▸ **Task directions**: Pictures excluded, return the lines below from the first through the line holding "from bokeh.resources import INLINE".

^^^^^^^^^^^^^^^^

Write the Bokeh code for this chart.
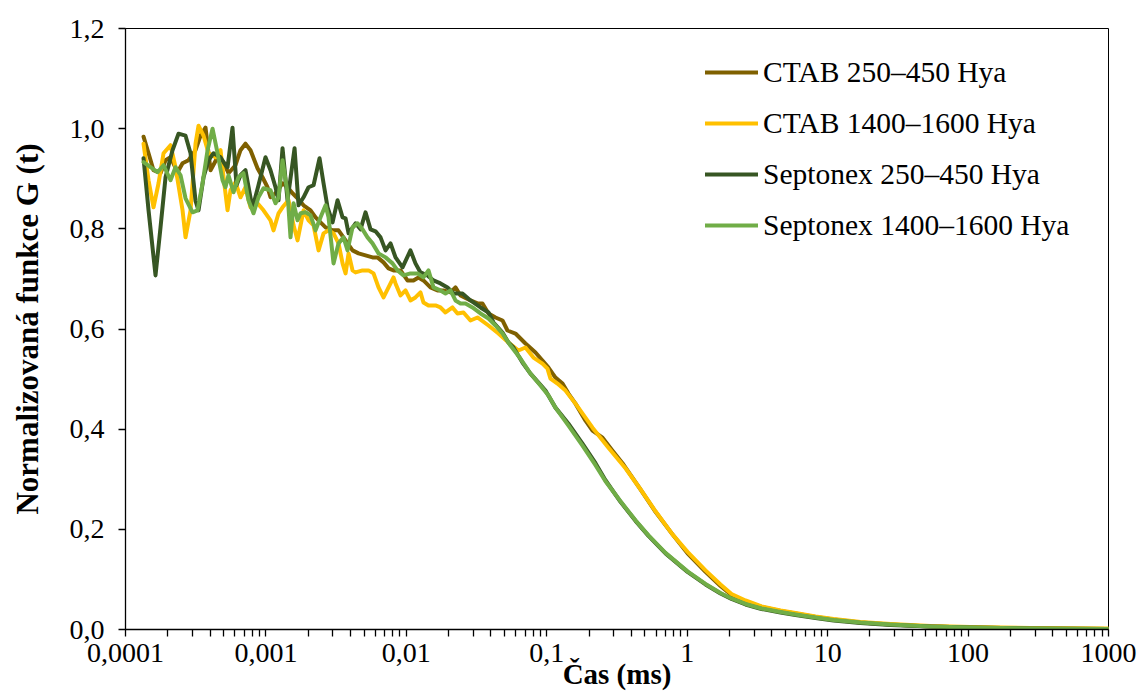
from bokeh.plotting import figure
from bokeh.models import Range1d, FixedTicker, CustomJSTickFormatter
from bokeh.embed import file_html
from bokeh.resources import INLINE

# ---- data: (time in ms, normalized G(t)) ----
ctab_250_450 = [
    (1.344e-4, 0.984), (1.459e-4, 0.951), (1.583e-4, 0.917), (1.776e-4, 0.911), (1.928e-4, 0.937),
    (2.092e-4, 0.943), (2.347e-4, 0.913), (2.548e-4, 0.931), (2.811e-4, 0.937), (3.153e-4, 0.957),
    (3.423e-4, 0.986), (3.715e-4, 1.002), (4.033e-4, 0.917), (4.523e-4, 0.943), (4.991e-4, 0.933),
    (5.413e-4, 0.911), (6.072e-4, 0.927), (6.59e-4, 0.957), (7.15e-4, 0.970), (7.766e-4, 0.957),
    (8.709e-4, 0.921), (9.453e-4, 0.903), (1.0266e-3, 0.883), (1.078e-3, 0.863), (1.170e-3, 0.871),
    (1.313e-3, 0.891), (1.4253e-3, 0.883), (1.5474e-3, 0.871), (1.6791e-3, 0.861), (1.853e-3, 0.847),
    (2.0786e-3, 0.837), (2.2563e-3, 0.823), (2.4488e-3, 0.813), (2.6586e-3, 0.803), (2.982e-3, 0.797),
    (3.2886e-3, 0.797), (3.6908e-3, 0.777), (4.1373e-3, 0.757), (4.5652e-3, 0.751), (5.1204e-3, 0.747),
    (5.7428e-3, 0.743), (6.2328e-3, 0.743), (6.8776e-3, 0.733), (7.4649e-3, 0.721), (8.1034e-3, 0.717),
    (9.0886e-3, 0.717), (1.0182e-2, 0.697), (1.1236e-2, 0.697), (1.2197e-2, 0.703), (1.3235e-2, 0.697),
    (1.4845e-2, 0.683), (1.6653e-2, 0.677), (1.8374e-2, 0.677), (2.0615e-2, 0.673), (2.2374e-2, 0.683),
    (2.4283e-2, 0.667), (2.8614e-2, 0.657), (3.2086e-2, 0.651), (3.4833e-2, 0.651), (3.8454e-2, 0.631),
    (4.3131e-2, 0.623), (4.8377e-2, 0.617), (5.2476e-2, 0.597), (5.9834e-2, 0.591), (7.0487e-2, 0.571),
    (8.3067e-2, 0.553), (9.3166e-2, 0.537), (0.10283, 0.523), (0.1153, 0.503), (0.1294, 0.491),
    (0.1427, 0.471), (0.1601, 0.451), (0.1887, 0.417), (0.2116, 0.397), (0.2494, 0.383),
    (0.2938, 0.357), (0.3459, 0.332), (0.4647, 0.280), (0.5943, 0.235), (0.7855, 0.190),
    (1.005, 0.152), (1.35, 0.115), (1.726, 0.087), (2.068, 0.069), (2.602, 0.056),
    (3.382, 0.045), (4.617, 0.037), (5.905, 0.032), (8.197, 0.025), (11.02, 0.020),
    (17.15, 0.014), (28.05, 0.010), (54.04, 0.006), (104.0, 0.004), (278.2, 0.002), (1000.0, 0.001),
]

ctab_1400_1600 = [
    (1.344e-4, 0.970), (1.459e-4, 0.897), (1.583e-4, 0.843), (1.719e-4, 0.891), (1.866e-4, 0.951),
    (2.092e-4, 0.967), (2.271e-4, 0.923), (2.548e-4, 0.837), (2.676e-4, 0.783), (2.905e-4, 0.837),
    (3.153e-4, 0.970), (3.312e-4, 1.006), (3.595e-4, 0.986), (3.903e-4, 0.951), (4.377e-4, 0.943),
    (4.751e-4, 0.957), (4.991e-4, 0.903), (5.33e-4, 0.837), (5.594e-4, 0.877), (6.072e-4, 0.893),
    (6.59e-4, 0.863), (7.15e-4, 0.883), (7.766e-4, 0.843), (8.709e-4, 0.851), (9.61e-4, 0.837),
    (1.078e-3, 0.817), (1.1327e-3, 0.797), (1.2296e-3, 0.831), (1.313e-3, 0.843), (1.4489e-3, 0.857),
    (1.5729e-3, 0.807), (1.6791e-3, 0.777), (1.853e-3, 0.837), (2.0117e-3, 0.817), (2.1833e-3, 0.807),
    (2.3703e-3, 0.757), (2.572e-3, 0.791), (2.7912e-3, 0.797), (3.0297e-3, 0.791), (3.2886e-3, 0.771),
    (3.5135e-3, 0.731), (3.6908e-3, 0.711), (3.877e-3, 0.751), (4.1373e-3, 0.717), (4.3485e-3, 0.713),
    (4.8745e-3, 0.717), (5.3775e-3, 0.717), (5.8373e-3, 0.711), (6.3357e-3, 0.683), (6.8776e-3, 0.663),
    (7.4649e-3, 0.683), (8.1034e-3, 0.703), (8.3718e-3, 0.691), (9.0886e-3, 0.667), (9.865e-3, 0.677),
    (1.0695e-2, 0.657), (1.161e-2, 0.663), (1.2603e-2, 0.673), (1.3235e-2, 0.653), (1.4371e-2, 0.647),
    (1.6121e-2, 0.647), (1.7499e-2, 0.643), (1.8994e-2, 0.633), (2.1306e-2, 0.643), (2.3124e-2, 0.631),
    (2.5518e-2, 0.633), (2.8614e-2, 0.617), (3.2086e-2, 0.623), (3.8454e-2, 0.607), (4.528e-2, 0.591),
    (5.3344e-2, 0.573), (6.2838e-2, 0.557), (7.0487e-2, 0.563), (8.0375e-2, 0.543), (9.3166e-2, 0.531),
    (0.10115, 0.521), (0.10626, 0.501), (0.11917, 0.491), (0.1359, 0.477), (0.1601, 0.451),
    (0.2116, 0.403), (0.2750, 0.363), (0.3635, 0.322), (0.4647, 0.280), (0.5943, 0.236),
    (0.7855, 0.190), (1.005, 0.155), (1.35, 0.118), (1.726, 0.090), (2.068, 0.071),
    (2.602, 0.058), (3.382, 0.046), (4.617, 0.038), (5.905, 0.033), (8.197, 0.026),
    (11.02, 0.021), (17.15, 0.015), (28.05, 0.011), (54.04, 0.007), (104.0, 0.005), (278.2, 0.003),
    (1000.0, 0.002),
]

septonex_250_450 = [
    (1.344e-4, 0.941), (1.459e-4, 0.837), (1.636e-4, 0.707), (1.776e-4, 0.803), (1.928e-4, 0.903),
    (2.162e-4, 0.957), (2.386e-4, 0.990), (2.676e-4, 0.986), (2.905e-4, 0.951), (3.153e-4, 0.856),
    (3.312e-4, 0.837), (3.595e-4, 0.903), (3.903e-4, 0.937), (4.236e-4, 0.951), (4.751e-4, 0.943),
    (5.15e-4, 0.927), (5.33e-4, 0.923), (5.78e-4, 1.002), (6.17e-4, 0.887), (6.59e-4, 0.907),
    (7.15e-4, 0.917), (8.02e-4, 0.841), (8.85e-4, 0.887), (9.93e-4, 0.943), (1.078e-3, 0.917),
    (1.170e-3, 0.883), (1.2296e-3, 0.857), (1.313e-3, 0.961), (1.4253e-3, 0.857), (1.599e-3, 0.961),
    (1.7074e-3, 0.847), (1.853e-3, 0.863), (2.0117e-3, 0.883), (2.1833e-3, 0.887), (2.409e-3, 0.941),
    (2.572e-3, 0.891), (2.747e-3, 0.843), (2.982e-3, 0.813), (3.2365e-3, 0.857), (3.5135e-3, 0.823),
    (3.6908e-3, 0.821), (3.877e-3, 0.791), (4.3485e-3, 0.811), (4.7174e-3, 0.799), (5.1204e-3, 0.833),
    (5.5574e-3, 0.799), (6.0323e-3, 0.795), (6.5475e-3, 0.783), (7.107e-3, 0.757), (7.7145e-3, 0.771),
    (8.3718e-3, 0.743), (9.392e-3, 0.723), (1.0695e-2, 0.757), (1.161e-2, 0.731), (1.2603e-2, 0.713),
    (1.4133e-2, 0.707), (1.560e-2, 0.697), (1.7499e-2, 0.691), (1.9628e-2, 0.683), (2.165e-2, 0.671),
    (2.5084e-2, 0.671), (2.8614e-2, 0.657), (3.3726e-2, 0.643), (3.8454e-2, 0.633), (4.1741e-2, 0.613),
    (4.8377e-2, 0.593), (5.3344e-2, 0.573), (5.7897e-2, 0.563), (6.711e-2, 0.533), (7.6512e-2, 0.511),
    (8.7243e-2, 0.493), (9.784e-2, 0.477), (0.1153, 0.443), (0.1427, 0.411), (0.1796, 0.371),
    (0.2223, 0.332), (0.2618, 0.298), (0.3349, 0.255), (0.4281, 0.217), (0.53, 0.187),
    (0.7003, 0.152), (1.005, 0.115), (1.35, 0.090), (1.726, 0.072), (2.068, 0.061),
    (2.602, 0.050), (3.382, 0.041), (4.617, 0.034), (5.905, 0.029), (8.197, 0.023),
    (11.02, 0.018), (17.15, 0.013), (28.05, 0.009), (54.04, 0.006), (104.0, 0.004), (278.2, 0.002),
    (1000.0, 0.001),
]

septonex_1400_1600 = [
    (1.344e-4, 0.933), (1.507e-4, 0.923), (1.691e-4, 0.913), (1.866e-4, 0.927), (2.092e-4, 0.897),
    (2.271e-4, 0.923), (2.466e-4, 0.907), (2.676e-4, 0.861), (3.002e-4, 0.833), (3.258e-4, 0.837),
    (3.537e-4, 0.891), (3.839e-4, 0.957), (4.167e-4, 1.000), (4.523e-4, 0.951), (4.91e-4, 0.897),
    (5.15e-4, 0.883), (5.413e-4, 0.907), (5.876e-4, 0.873), (6.378e-4, 0.903), (6.923e-4, 0.911),
    (7.514e-4, 0.857), (8.157e-4, 0.831), (8.85e-4, 0.863), (9.61e-4, 0.881), (1.078e-3, 0.877),
    (1.170e-3, 0.851), (1.2296e-3, 0.863), (1.313e-3, 0.937), (1.4253e-3, 0.871), (1.4967e-3, 0.783),
    (1.5729e-3, 0.851), (1.6791e-3, 0.817), (1.7636e-3, 0.831), (1.9151e-3, 0.833), (2.0786e-3, 0.827),
    (2.2563e-3, 0.797), (2.4488e-3, 0.823), (2.6586e-3, 0.847), (2.7912e-3, 0.823), (3.0297e-3, 0.731),
    (3.2886e-3, 0.771), (3.5695e-3, 0.783), (3.8116e-3, 0.757), (4.1373e-3, 0.803), (4.4909e-3, 0.811),
    (4.8745e-3, 0.799), (5.2907e-3, 0.783), (5.7428e-3, 0.771), (6.3357e-3, 0.751), (7.107e-3, 0.743),
    (7.9715e-3, 0.731), (8.6517e-3, 0.717), (9.547e-3, 0.707), (1.0695e-2, 0.711), (1.1997e-2, 0.711),
    (1.3235e-2, 0.703), (1.4371e-2, 0.717), (1.56e-2, 0.683), (1.7499e-2, 0.677), (1.8994e-2, 0.671),
    (2.0615e-2, 0.677), (2.2374e-2, 0.657), (2.4283e-2, 0.651), (2.6368e-2, 0.651), (2.9566e-2, 0.643),
    (3.3726e-2, 0.631), (3.8454e-2, 0.621), (4.3131e-2, 0.607), (4.8377e-2, 0.591), (5.5118e-2, 0.567),
    (6.4941e-2, 0.541), (7.6512e-2, 0.511), (9.0144e-2, 0.487), (0.10283, 0.467), (0.1153, 0.443),
    (0.1427, 0.407), (0.1796, 0.367), (0.2223, 0.328), (0.2618, 0.296), (0.3349, 0.256),
    (0.4281, 0.218), (0.53, 0.188), (0.7003, 0.153), (1.005, 0.116), (1.35, 0.091),
    (1.726, 0.073), (2.068, 0.062), (2.602, 0.051), (3.382, 0.042), (4.617, 0.035),
    (5.905, 0.030), (8.197, 0.024), (11.02, 0.019), (17.15, 0.014), (28.05, 0.010),
    (54.04, 0.006), (104.0, 0.004), (278.2, 0.002), (1000.0, 0.001),
]

series_names = ["CTAB 250–450 Hya", "CTAB 1400–1600 Hya", "Septonex 250–450 Hya", "Septonex 1400–1600 Hya"]
series_data = [ctab_250_450, ctab_1400_1600, septonex_250_450, septonex_1400_1600]
series_colors = ["#7F6000", "#FFC000", "#375623", "#70AD47"]

x_ticks = [1e-4, 1e-3, 1e-2, 1e-1, 1.0, 10.0, 100.0, 1000.0]
y_ticks = [0.0, 0.2, 0.4, 0.6, 0.8, 1.0, 1.2]
x_title = "Čas (ms)"
y_title = "Normalizovaná funkce G (t)"

FONT = "Liberation Serif"

p = figure(width=1139, height=695, x_axis_type="log",
           x_range=Range1d(1e-4, 1000), y_range=Range1d(0, 1.2),
           output_backend="svg", toolbar_location=None,
           min_border_left=125, min_border_right=31, min_border_top=28, min_border_bottom=66)
p.background_fill_color = "white"
p.border_fill_color = "white"
p.outline_line_color = "black"
p.outline_line_width = 1
p.grid.visible = False

for name, pts, col in zip(series_names, series_data, series_colors):
    xs = [a for a, b in pts]
    ys = [b for a, b in pts]
    p.line(xs, ys, line_color=col, line_width=4, line_join="round", line_cap="round",
           legend_label=name)

minor = [k * m for m in x_ticks[:-1] for k in range(2, 10)]
p.xaxis.ticker = FixedTicker(ticks=x_ticks, minor_ticks=minor)
p.xaxis.formatter = CustomJSTickFormatter(code="return String(tick).replace('.', ',');")
p.yaxis.ticker = FixedTicker(ticks=y_ticks)
p.yaxis.formatter = CustomJSTickFormatter(code="return tick.toFixed(1).replace('.', ',');")

for ax in (p.xaxis[0], p.yaxis[0]):
    ax.axis_line_color = "black"
    ax.axis_line_width = 1.3
    ax.major_tick_line_color = "black"
    ax.major_tick_line_width = 1.3
    ax.major_tick_in = 0
    ax.major_tick_out = 7
    ax.major_label_text_font = FONT
    ax.major_label_text_font_size = "28px"
    ax.major_label_text_color = "black"
    ax.axis_label_text_font = FONT
    ax.axis_label_text_font_style = "bold"
    ax.axis_label_text_color = "black"

p.xaxis.axis_label_text_font_size = "29px"
p.yaxis.axis_label_text_font_size = "31px"
p.yaxis.minor_tick_line_color = None
p.xaxis.minor_tick_line_color = "black"
p.xaxis.minor_tick_line_width = 1.3
p.xaxis.minor_tick_in = 0
p.xaxis.minor_tick_out = 7
p.xaxis.major_label_standoff = 7
p.yaxis.major_label_standoff = 14
p.yaxis.axis_label = y_title
p.yaxis.axis_label_standoff = 22
p.xaxis.axis_label = x_title
p.xaxis.axis_label_standoff = -7

lg = p.legend[0]
lg.location = (580, 379)
lg.border_line_color = None
lg.background_fill_alpha = 0
lg.padding = 0
lg.margin = 0
lg.spacing = 1
lg.glyph_width = 53
lg.glyph_height = 50
lg.label_height = 50
lg.label_standoff = 5
lg.label_text_font = FONT
lg.label_text_font_size = "29.5px"
lg.label_text_color = "black"

open("out.html", "w").write(file_html(p, INLINE))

^^^^^^^^^^^^^^^^

▸ **Problem solution**:
Write the Bokeh code for this chart.
from bokeh.plotting import figure
from bokeh.models import Range1d, FixedTicker, CustomJSTickFormatter
from bokeh.embed import file_html
from bokeh.resources import INLINE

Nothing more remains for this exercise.